His passion for speed, along with my own, was firmly implanted that summer after we found ourselves at a gasoline station in the small nearby city when a kid on a go-cart pulled in from the sidewalk he'd been driving on. We questioned him as to whether that was legal or not and he informed us that the police didn't bother them as long as they were going to or from the supermarket parking lot, as that's where they had created a small race course for their carts. Since we were bored & this sounded interesting, we headed down to see what the deal was all about. Well, one thing led to another, and before we knew it we were both on borrowed go-carts trying our hands at the little egg-shaped course laid out with hay bales. In short, we were instantly hooked!

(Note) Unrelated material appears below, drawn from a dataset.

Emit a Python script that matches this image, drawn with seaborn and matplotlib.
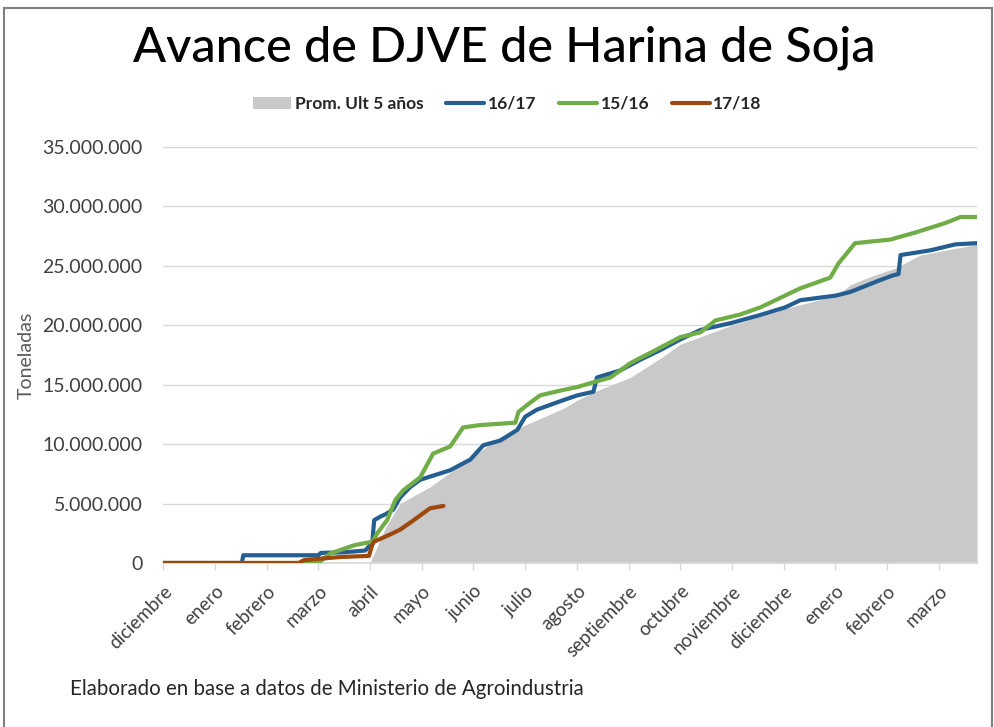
import numpy as np
import pandas as pd
import matplotlib
matplotlib.use('Agg')
import matplotlib.pyplot as plt
import matplotlib.ticker as mticker
from matplotlib.lines import Line2D
from matplotlib.patches import Patch, Rectangle
import seaborn as sns

sns.set_theme(style='white')
plt.rcParams['font.family'] = ['Lato', 'DejaVu Sans']

# x in months counted from the start of "diciembre", y in millions of tonnes
months = ['diciembre', 'enero', 'febrero', 'marzo', 'abril', 'mayo', 'junio', 'julio',
          'agosto', 'septiembre', 'octubre', 'noviembre', 'diciembre', 'enero',
          'febrero', 'marzo']

prom_x = [0, 4.0, 4.1, 4.3, 4.58, 5.16, 5.74, 6.52, 7.0, 7.74, 8.01, 8.45, 9.03, 9.61,
          10.0, 11.0, 12.03, 13.02, 13.29, 13.68, 14.16, 14.64, 15.74]
prom_y = [0, 0, 1.0, 3.0, 5.0, 6.4, 8.2, 10.6, 11.6, 13.0, 13.7, 14.6, 15.6, 17.2,
          18.4, 20.0, 21.4, 22.5, 23.4, 24.1, 24.8, 25.9, 26.8]

s1617_x = [0, 1.52, 1.55, 3.0, 3.05, 3.5, 3.91, 4.0, 4.04, 4.08, 4.2, 4.3, 4.45, 4.58,
           4.78, 4.97, 5.55, 5.94, 6.19, 6.52, 6.85, 7.0, 7.23, 7.74, 8.01, 8.32, 8.39,
           8.84, 9.23, 9.61, 10.0, 10.39, 11.0, 11.5, 12.03, 12.32, 13.02, 13.29, 13.87,
           14.12, 14.22, 14.26, 14.84, 15.32, 15.74]
s1617_y = [0, 0, 0.65, 0.65, 0.85, 0.9, 1.05, 1.5, 1.5, 3.6, 3.9, 4.1, 4.5, 5.5,
           6.4, 7.0, 7.8, 8.7, 9.9, 10.3, 11.2, 12.3, 12.9, 13.7, 14.1, 14.4, 15.6,
           16.2, 17.1, 17.9, 18.8, 19.6, 20.2, 20.8, 21.5, 22.1, 22.5, 22.8, 23.8,
           24.2, 24.3, 25.9, 26.3, 26.8, 26.9]

s1516_x = [0, 3.0, 3.23, 3.7, 4.05, 4.14, 4.33, 4.49, 4.64, 4.97, 5.22, 5.55, 5.8, 6.13,
           6.81, 6.87, 7.04, 7.29, 7.68, 8.01, 8.32, 8.65, 9.03, 9.52, 10.0, 10.39,
           10.68, 11.16, 11.55, 12.03, 12.32, 12.9, 13.06, 13.38, 14.06, 14.55, 15.13,
           15.42, 15.74]
s1516_y = [0, 0, 0.8, 1.5, 1.8, 2.5, 3.6, 5.3, 6.1, 7.2, 9.2, 9.8, 11.4, 11.6,
           11.8, 12.7, 13.3, 14.1, 14.5, 14.8, 15.2, 15.6, 16.8, 17.9, 19.0, 19.4,
           20.4, 20.9, 21.5, 22.5, 23.1, 24.0, 25.2, 26.9, 27.2, 27.8, 28.6,
           29.1, 29.1]

s1718_x = [0, 2.62, 2.73, 3.42, 3.98, 4.04, 4.08, 4.39, 4.58, 4.78, 4.97, 5.16, 5.42]
s1718_y = [0, 0, 0.25, 0.5, 0.6, 1.5, 1.8, 2.4, 2.8, 3.4, 4.0, 4.6, 4.8]

series_names = ['16/17', '15/16', '17/18']
colors = {'16/17': '#255e91', '15/16': '#70ad47', '17/18': '#9e480e'}
prom_color = '#c9c9c9'

frames = []
for name, xs, ys in zip(series_names, [s1617_x, s1516_x, s1718_x], [s1617_y, s1516_y, s1718_y]):
    frames.append(pd.DataFrame({'mes': xs, 'ton': np.array(ys) * 1e6, 'campaña': name}))
df = pd.concat(frames, ignore_index=True)

fig = plt.figure(figsize=(9.95, 7.27), dpi=100)
ax = fig.add_axes([0.164, 0.2256, 0.818, 0.5724])

ax.fill_between(prom_x, np.array(prom_y) * 1e6, 0, color=prom_color, lw=0, zorder=1)
sns.lineplot(data=df, x='mes', y='ton', hue='campaña', hue_order=series_names,
             palette=colors, estimator=None, sort=False, lw=3, legend=False, ax=ax, zorder=3)

ax.set_xlim(0, 15.74)
ax.set_ylim(0, 35e6)
ax.set_yticks(np.arange(0, 35e6 + 1, 5e6))
ax.yaxis.set_major_formatter(mticker.FuncFormatter(lambda v, p: f'{int(v):,}'.replace(',', '.')))
ax.grid(axis='y', color='#d9d9d9', lw=1)
ax.set_axisbelow(True)
ax.set_xticks(range(len(months)))
ax.set_xticklabels(months, rotation=45, ha='right', va='top', rotation_mode='anchor')
ax.tick_params(axis='x', bottom=True, length=5, width=1, color='#d9d9d9', pad=9,
               labelsize=13.5, labelcolor='#404040')
ax.tick_params(axis='y', left=False, pad=9, labelsize=14, labelcolor='#404040')
for s in ['top', 'right', 'left']:
    ax.spines[s].set_visible(False)
ax.spines['bottom'].set_color('#d9d9d9')
ax.set_xlabel('')
ax.set_ylabel('Toneladas', fontsize=14, color='#595959')
ax.yaxis.set_label_coords(-0.158, 0.5)

fig.text(0.507, 0.934, 'Avance de DJVE de Harina de Soja', ha='center', va='center',
         fontsize=35, fontweight='medium', color='black')

handles = [Patch(facecolor=prom_color, edgecolor='none')] + \
          [Line2D([0], [0], color=colors[n], lw=3) for n in series_names]
labels = ['Prom. Ult 5 años'] + series_names
fig.legend(handles, labels, loc='center', bbox_to_anchor=(0.51, 0.857), ncol=4,
           frameon=False, prop={'weight': 'bold', 'size': 12.5}, handlelength=2.2,
           handletextpad=0.2, columnspacing=1.3)

fig.text(0.07, 0.044, 'Elaborado en base a datos de Ministerio de Agroindustria',
         fontsize=14.8, color='#262626')

fig.add_artist(Rectangle((0.004, -0.01), 0.993, 0.999, transform=fig.transFigure,
                         fill=False, edgecolor='#7f7f7f', lw=1.5))

fig.savefig('out.png', dpi=100)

The following day, we found ourselves at the sole dealer of those little mechanical wonders to see what it would take to afford one. We'd figured if we pooled our money we could swing it easily. We were floored to discover that the cheapest cart was a puny thing with two seats, a toy motor, and a price tag of nearly $175!! Hell, I'd only paid $25 for my car, which was the spitting image of the blue Chevrolet in a previous post's photos. Anyway, this was clearly way beyond what we'd expected or would be able to invest. But, being typical teens and confident we knew a cheaper way to gain ownership of a better cart, we hit upon a grand idea. We'd build one of our own design. Build it cheaper, better, faster, etc. Typical youthful grand plans and schemes.
We immediately went to the town library to look through all their vast stock of mechanical know-how magazines hoping to find the ever elusive "easy to follow plans". We finally found a plan of sorts, similar to the one shown above. As it was an older volume, the lady let us take it for the customary two week loan period, which we were confident far exceeded the time required by two such skilled fabricators as ourselves. We then went back to the shop that sold the carts and, under pretense of intent to purchase one, went over a one-seat speedster and gleaning all the knowledge about the construction that we could remember.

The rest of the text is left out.